Essentially, this means that many homeowners in Seattle own homes that are worth many times their annual income. An old adage in real estate states that buyers should aim to spend about 2.5 times their annual income on their home purchase—but in Seattle and the other metros on the list, this rule of thumb simply doesn’t apply. In fact, four out of five Seattle homeowners reported that their home was worth at least three times their annual income.
According to the survey, the median home value-to-income ratio in the Seattle metro was 4.9, meaning that approximately half of the owner-occupied homes in the area were worth more than 4.9 times the owner’s income, and half were worth less than that. For the purposes of the study, the Seattle metro area included King, Pierce and Snohomish Counties.
Of the homeowners in the Seattle area, about 23%, or nearly 150,000 households, had home values worth 11 times their income. The reason for this is partially because of the rapid appreciation of homes in the area over the last few years. Many of these high values can be attributed to longtime homeowners who bought at a much lower price point and have seen their homes appreciate tremendously over the last decade. On the other hand, some of these “house-rich, cash-poor” owners have simply spent a greater portion of their income on their home purchase.

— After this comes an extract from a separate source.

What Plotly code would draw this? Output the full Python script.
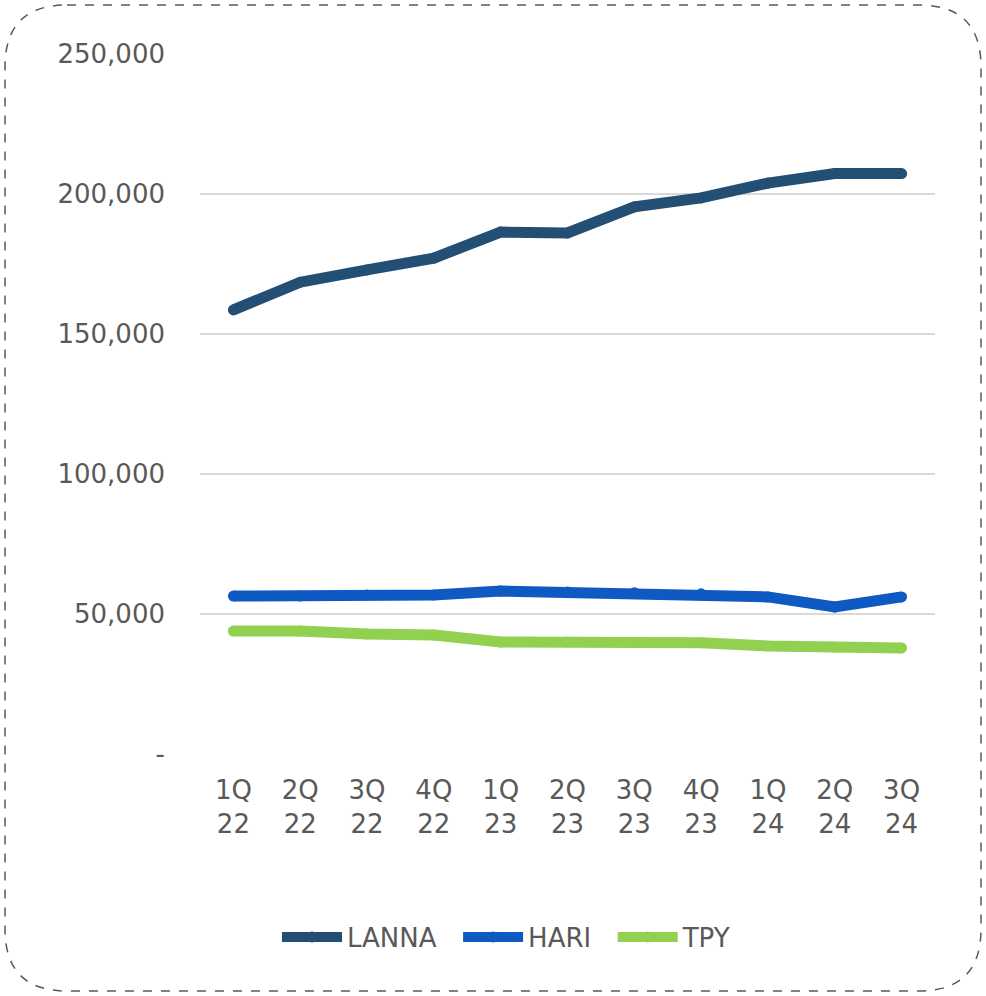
import plotly.graph_objects as go

quarters = ["1Q<br>22", "2Q<br>22", "3Q<br>22", "4Q<br>22", "1Q<br>23", "2Q<br>23",
            "3Q<br>23", "4Q<br>23", "1Q<br>24", "2Q<br>24", "3Q<br>24"]
lanna = [158600, 168500, 172900, 177100, 186400, 186100, 195400, 198600, 203900, 207300, 207300]
hari = [56400, 56400, 56800, 56800, 58200, 57900, 57600, 57200, 56100, 52500, 56100]
tpy = [43900, 43900, 42900, 42500, 40000, 40000, 39800, 39700, 38600, 38200, 37900]

y_ticks = [0, 50000, 100000, 150000, 200000, 250000]
y_ticktext = ["-", "50,000", "100,000", "150,000", "200,000", "250,000"]

series = [("LANNA", lanna, "#244F75"), ("HARI", hari, "#0F59C3"), ("TPY", tpy, "#92D050")]

fig = go.Figure()
for name, vals, col in series:
    fig.add_trace(go.Scatter(x=quarters, y=vals, name=name + "\u00a0\u00a0", mode="lines+markers",
                             line=dict(color=col, width=11),
                             marker=dict(color=col, size=11, line=dict(width=0))))

FONT = "'DejaVu Sans', sans-serif"
TXT = "#595959"
FS = 26

ml, mr, mt, mb = 200, 51, 54, 242
W, H = 986, 996
pw, ph = W - ml - mr, H - mt - mb

def px(x):
    return (x - ml) / pw

def py(y):
    return (H - mb - y) / ph

# rounded dashed border
x0, x1, y0, y1, r = 5, 981, 5, 991, 62
path = (f"M {px(x0+r)},{py(y0)} L {px(x1-r)},{py(y0)} "
        f"Q {px(x1)},{py(y0)} {px(x1)},{py(y0+r)} "
        f"L {px(x1)},{py(y1-r)} Q {px(x1)},{py(y1)} {px(x1-r)},{py(y1)} "
        f"L {px(x0+r)},{py(y1)} Q {px(x0)},{py(y1)} {px(x0)},{py(y1-r)} "
        f"L {px(x0)},{py(y0+r)} Q {px(x0)},{py(y0)} {px(x0+r)},{py(y0)} Z")

fig.update_layout(
    width=W, height=H,
    margin=dict(l=ml, r=mr, t=mt, b=mb),
    paper_bgcolor="white", plot_bgcolor="white",
    font=dict(family=FONT, color=TXT, size=FS),
    showlegend=True,
    legend=dict(orientation="h", x=px(515), xanchor="center", y=py(937), yanchor="middle",
                font=dict(size=FS, color=TXT), itemwidth=60, tracegroupgap=0),
    shapes=[dict(type="path", xref="paper", yref="paper", path=path,
                 line=dict(color="#595959", width=1.5, dash="dash"), fillcolor="rgba(0,0,0,0)",
                 layer="below")],
)
fig.update_xaxes(type="category", range=[-0.5, 10.5], showgrid=False, showline=False,
                 zeroline=False, ticks="", tickfont=dict(size=FS, color=TXT), ticklabelstandoff=18)
fig.update_yaxes(range=[0, 250000], tickvals=y_ticks, ticktext=y_ticktext, showgrid=True,
                 gridcolor="#D9D9D9", gridwidth=1.5, zeroline=False, showline=False, ticks="",
                 tickfont=dict(size=FS, color=TXT), ticklabelstandoff=34)

fig.write_html("out.html", config={"displayModeBar": False},
               post_script="document.body.style.margin='0';")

The American Housing Survey is conducted every other year; the first time Seattle was included was 2013, when the median ratio of home values to income was 3.3. In 2021, 3.3 was the national average, only slightly up from 3.0 in 2011.
Of the five cities with higher ratios than Seattle, four were located in California. Miami was the only other city outside of California to rank in the top six.
With mortgage prices causing the housing market to slow down a bit from the frenzied pace of the last few years, it remains to be seen how the income-to-home-value ratio will shift before the next survey.